→ Problem description:
Copy out all lines that hold "this".

→ Supplied records:
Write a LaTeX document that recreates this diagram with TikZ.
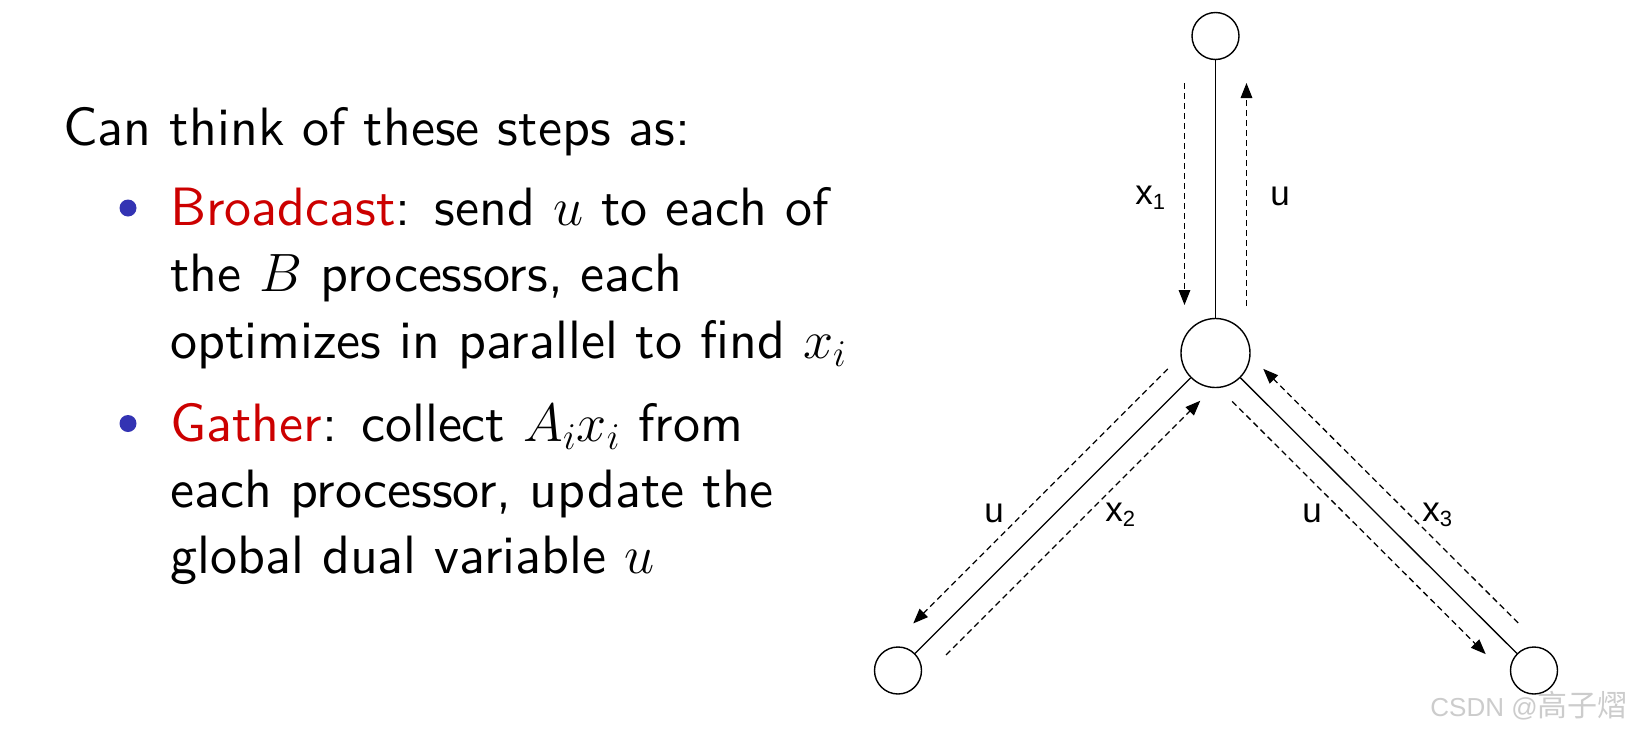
\documentclass[tikz,border=0pt]{standalone}
\usepackage{fix-cm}
\usepackage{fontspec}
\newfontfamily\lab{Liberation Sans}
\newfontfamily\cjk{Noto Sans CJK SC}
\newfontfamily\slidefont{lmsans10-regular}[Extension=.otf]
\usetikzlibrary{calc,arrows.meta}
\definecolor{alertred}{RGB}{204,0,0}
\definecolor{bulletblue}{RGB}{51,51,179}
\newcommand\lsub[1]{\raisebox{-2.5pt}{\fontsize{11}{12}\selectfont #1}}
\tikzset{
  proc/.style={circle, draw, line width=0.7pt, inner sep=0pt, fill=white},
  smallproc/.style={proc, minimum size=23.5pt},
  bigproc/.style={proc, minimum size=34.5pt},
  link/.style={line width=0.65pt},
  msg/.style={line width=0.65pt, dash pattern=on 3pt off 2pt, -{Triangle[length=7.5pt,width=5.8pt]}},
  lbl/.style={anchor=base west, inner sep=0pt, font=\lab\fontsize{17.5}{20}\selectfont},
  txt/.style={anchor=base west, inner sep=0pt, font=\slidefont\fontsize{27}{32}\selectfont},
  bul/.style={circle, fill=bulletblue, minimum size=8.5pt, inner sep=0pt}
}
\begin{document}
\begin{tikzpicture}[x=0.5pt,y=0.5pt]
\fill[white] (0,0) rectangle (1646,-734);
\useasboundingbox (0,0) rectangle (1646,-734);

% left text
\node[txt] (t0) at (63,-145) {Can think of these steps as:};
\node[bul] (bu1) at (128,-208) {};
\node[txt] (b1a) at (170,-225.7) {\textcolor{alertred}{Broadcast}: send $u$ to each of};
\node[txt] (b1b) at (170,-291.8) {the $B$ processors, each};
\node[txt] (b1c) at (170,-358) {optimizes in parallel to find $x_i$};
\node[bul] (bu2) at (128,-423.5) {};
\node[txt] (b2a) at (170,-441) {\textcolor{alertred}{Gather}: collect $A_ix_i$ from};
\node[txt] (b2b) at (170,-507) {each processor, update the};
\node[txt] (b2c) at (170,-573) {global dual variable $u$};

% tree
\node[smallproc] (T) at (1215.5,-36) {};
\node[bigproc] (C) at (1215.5,-353) {};
\node[smallproc] (L) at (898,-670.5) {};
\node[smallproc] (R) at (1534,-670.5) {};

\draw[link] (T) -- (C);
\draw[link] (C) -- (L);
\draw[link] (C) -- (R);

% vertical messages
\draw[msg] ($(C)!135pt!(T)!15.5pt!90:(T)$) -- ($(C)!24pt!(T)!15.5pt!90:(T)$);
\draw[msg] ($(C)!23.5pt!(T)!15.5pt!-90:(T)$) -- ($(C)!135pt!(T)!15.5pt!-90:(T)$);
% left messages
\draw[msg] ($(C)!22.5pt!(L)!11.25pt!-90:(L)$) -- ($(C)!202.5pt!(L)!11.25pt!-90:(L)$);
\draw[msg] ($(C)!202pt!(L)!11.5pt!90:(L)$) -- ($(C)!22.25pt!(L)!11.5pt!90:(L)$);
% right messages
\draw[msg] ($(C)!202.5pt!(R)!11.25pt!90:(R)$) -- ($(C)!22.5pt!(R)!11.25pt!90:(R)$);
\draw[msg] ($(C)!23pt!(R)!11.25pt!-90:(R)$) -- ($(C)!202pt!(R)!11.25pt!-90:(R)$);

% labels
\node[lbl] (lx1) at (1135,-204) {x\lsub{1}};
\node[lbl] (lu1) at (1270,-205) {u};
\node[lbl] (lu2) at (984,-522) {u};
\node[lbl] (lx2) at (1105,-521) {x\lsub{2}};
\node[lbl] (lu3) at (1302,-522) {u};
\node[lbl] (lx3) at (1422,-521) {x\lsub{3}};

% watermark
\node[anchor=base west, inner sep=0pt, text=black!20] (wm) at (1430,-716)
  {{\lab\fontsize{13}{14}\selectfont CSDN @}{\cjk\fontsize{15}{16}\selectfont 高子熠}};
\end{tikzpicture}
\end{document}
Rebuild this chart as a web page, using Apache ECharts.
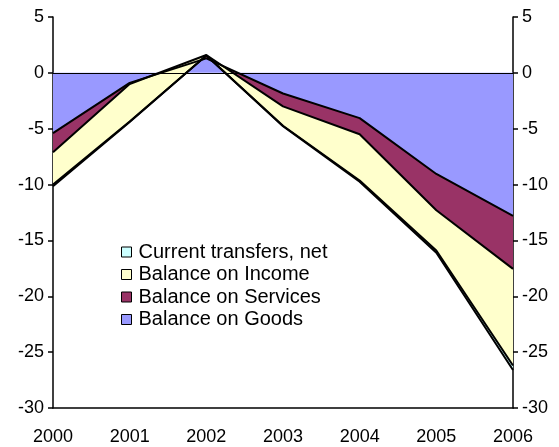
<!DOCTYPE html>
<html>
<head>
<meta charset="utf-8">
<script src="https://cdn.jsdelivr.net/npm/echarts@6/dist/echarts.min.js"></script>
<style>
  html, body { margin: 0; padding: 0; background: #fff; }
  #balanceChart { width: 559px; height: 447px; }
</style>
</head>
<body>
<div id="balanceChart"></div>
<script>
var years = ['2000', '2001', '2002', '2003', '2004', '2005', '2006']
var goods = [-5.4, -0.9, 1.3, -1.85, -4.05, -9.05, -12.8]
var services = [-1.7, -0.1, 0.3, -1.15, -1.45, -3.25, -4.75]
var income = [-2.9, -3.35, -0.05, -1.73, -4.14, -3.6, -8.65]
var transfers = [-0.15, -0.05, 0, -0.05, -0.1, -0.2, -0.4]
var legendOrder = ['Current transfers, net', 'Balance on Income', 'Balance on Services', 'Balance on Goods']

var chart = echarts.init(document.getElementById('balanceChart'))

function areaSeries (name, data, color) {
  return {
    name: name,
    type: 'line',
    stack: 'total',
    stackStrategy: 'all',
    symbol: 'none',
    data: data,
    itemStyle: { color: color, borderColor: '#000', borderWidth: 1 },
    lineStyle: { color: '#000', width: 2 },
    areaStyle: { color: color, opacity: 1 }
  }
}

var goodsSeries = areaSeries('Balance on Goods', goods, '#9999FF')
// baseline along zero, like the area outline in the original
goodsSeries.markLine = {
  silent: true,
  symbol: 'none',
  label: { show: false },
  lineStyle: { color: '#000', width: 1, type: 'solid' },
  data: [{ yAxis: 0 }]
}

var yAxisCommon = {
  type: 'value',
  min: -30,
  max: 5,
  interval: 5,
  splitLine: { show: false },
  axisLine: { show: true, lineStyle: { color: '#000', width: 1.5 } },
  axisTick: { show: true, length: 5, lineStyle: { color: '#000', width: 1.5 } },
  axisLabel: { color: '#000', fontSize: 18, fontFamily: 'Liberation Sans, Arial', margin: 9 }
}

chart.setOption({
  backgroundColor: '#fff',
  animation: false,
  grid: { left: 53, right: 46, top: 17, bottom: 39 },
  legend: {
    orient: 'vertical',
    left: 116,
    top: 236,
    data: legendOrder,
    icon: 'rect',
    itemWidth: 10,
    itemHeight: 10,
    itemGap: 0.5,
    itemStyle: { borderColor: '#000', borderWidth: 1 },
    textStyle: { color: '#000', fontSize: 20, lineHeight: 22, fontFamily: 'Liberation Sans, Arial', padding: [0, 0, 0, 2] }
  },
  xAxis: {
    type: 'category',
    data: years,
    boundaryGap: false,
    axisLine: { onZero: false, lineStyle: { color: '#000', width: 1.5 } },
    axisTick: { show: false },
    axisLabel: { color: '#000', fontSize: 18, fontFamily: 'Liberation Sans, Arial', margin: 20 }
  },
  yAxis: [
    Object.assign({}, yAxisCommon, { position: 'left' }),
    Object.assign({}, yAxisCommon, { position: 'right' })
  ],
  series: [
    goodsSeries,
    areaSeries('Balance on Services', services, '#993366'),
    areaSeries('Balance on Income', income, '#FFFFCC'),
    areaSeries('Current transfers, net', transfers, '#CCFFFF')
  ]
})

window.addEventListener('resize', function () {
  chart.resize()
})
</script>
</body>
</html>
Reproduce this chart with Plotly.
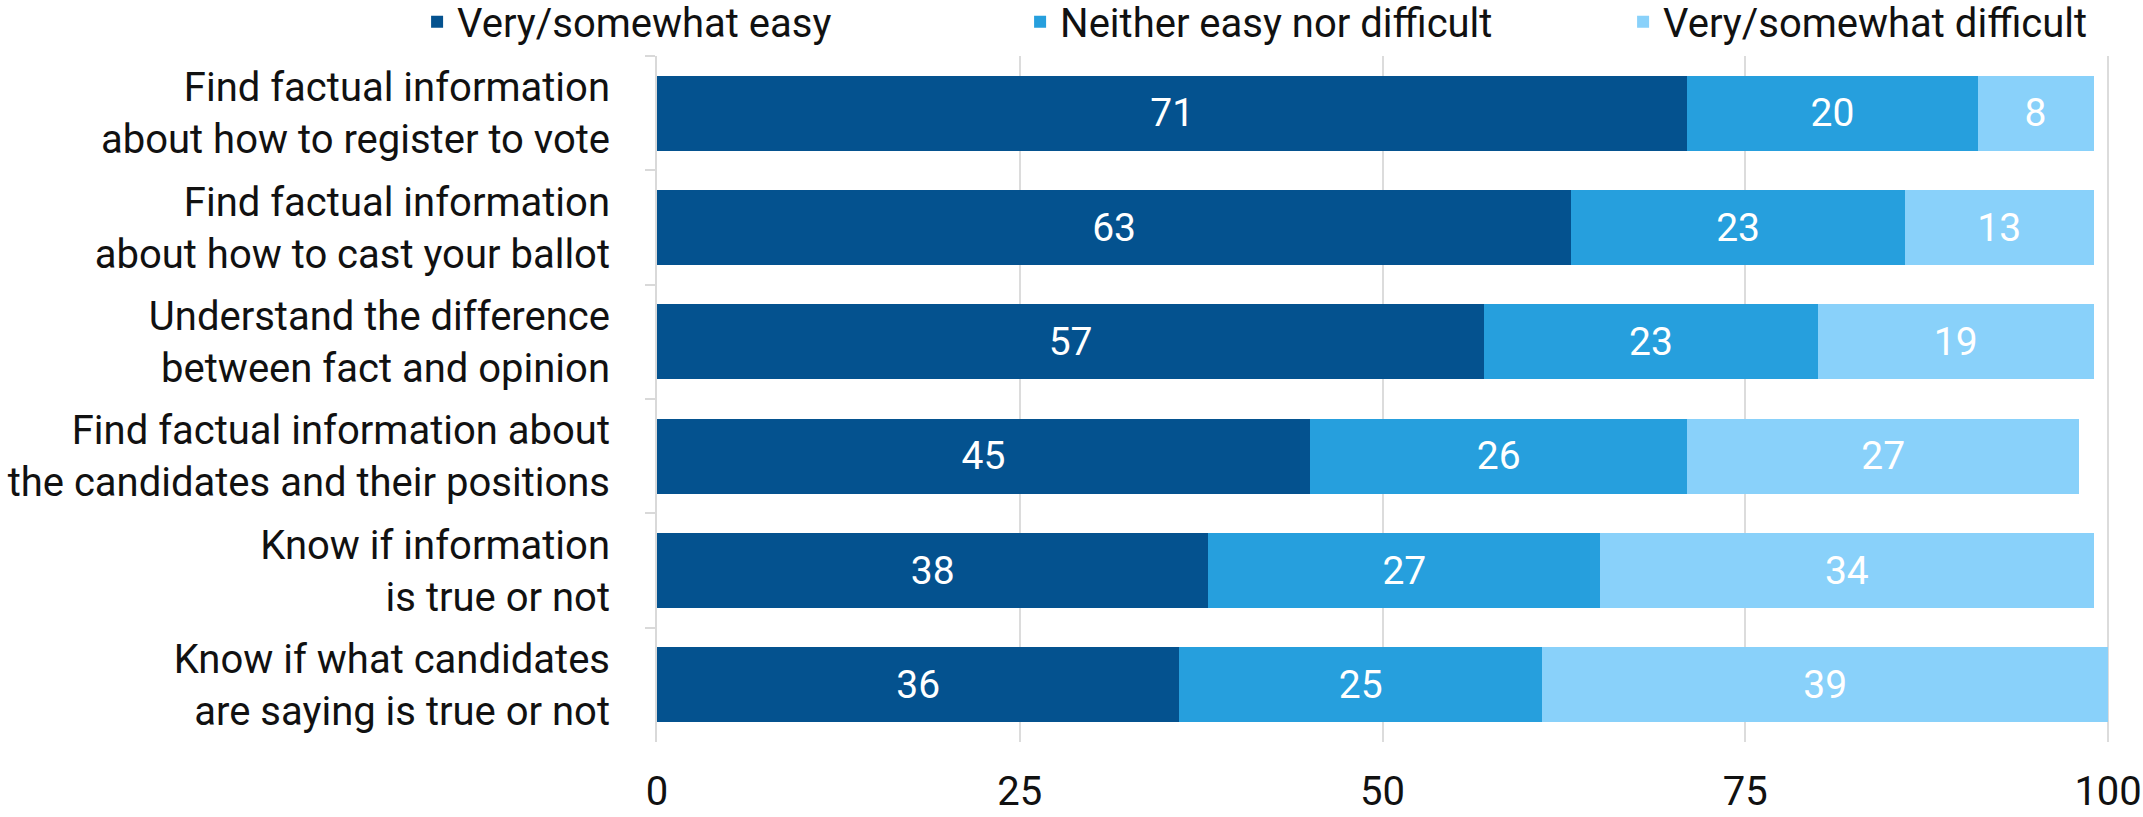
import plotly.graph_objects as go

categories = [
    "Find factual information<br>about how to register to vote",
    "Find factual information<br>about how to cast your ballot",
    "Understand the difference<br>between fact and opinion",
    "Find factual information about<br>the candidates and their positions",
    "Know if information<br>is true or not",
    "Know if what candidates<br>are saying is true or not",
]
series_names = ["Very/somewhat easy", "Neither easy nor difficult", "Very/somewhat difficult"]
easy = [71, 63, 57, 45, 38, 36]
neither = [20, 23, 23, 26, 27, 25]
difficult = [8, 13, 19, 27, 34, 39]
x_ticks = [0, 25, 50, 75, 100]

colors = ["#04528f", "#269fdd", "#89d1fa"]
FONT = "Roboto, Liberation Sans, sans-serif"

fig = go.Figure()
for name, vals, col in zip(series_names, [easy, neither, difficult], colors):
    fig.add_trace(go.Bar(
        y=categories, x=vals, name=name, orientation="h",
        marker=dict(color=col, line=dict(width=0)),
        text=vals, texttemplate="%{x}", textposition="inside",
        insidetextanchor="middle",
        textfont=dict(color="white", size=39, family=FONT),
    ))

fig.update_layout(
    barmode="stack",
    bargap=0.345,
    width=2143, height=817,
    margin=dict(l=657, r=32, t=56, b=75, autoexpand=False),
    paper_bgcolor="white", plot_bgcolor="white",
    font=dict(family=FONT, size=40, color="#111111"),
    showlegend=True,
    legend=dict(
        orientation="h", x=-0.165, xanchor="left", y=1.05, yanchor="middle",
        font=dict(size=40, family=FONT), traceorder="normal",
        entrywidth=558, entrywidthmode="pixels", bgcolor="rgba(0,0,0,0)",
    ),
    uniformtext=dict(mode="show", minsize=10),
)
fig.update_xaxes(
    range=[0, 100.2], tickvals=x_ticks, ticktext=[str(v) for v in x_ticks],
    showgrid=True, gridcolor="#dcdcdc", gridwidth=2, zeroline=False,
    showline=False, ticks="", ticklabelstandoff=22,
    tickfont=dict(size=40, family=FONT, color="#111111"),
)
fig.update_yaxes(
    autorange="reversed", showline=True, linecolor="#d9d9d9", linewidth=2,
    ticks="outside", tickson="boundaries", ticklen=10, tickcolor="#d9d9d9",
    tickwidth=2, ticklabelstandoff=37, showgrid=False,
    tickfont=dict(size=40, family=FONT, color="#111111"),
)

fig.write_html(
    "out.html",
    config={"displayModeBar": False},
    post_script="document.body.style.margin='0';document.body.style.overflow='hidden';",
)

→ Final result:
Write a LaTeX document that recreates this diagram with TikZ.
Rebuild this chart as a web page, using Apache ECharts.
Reproduce this chart with Plotly.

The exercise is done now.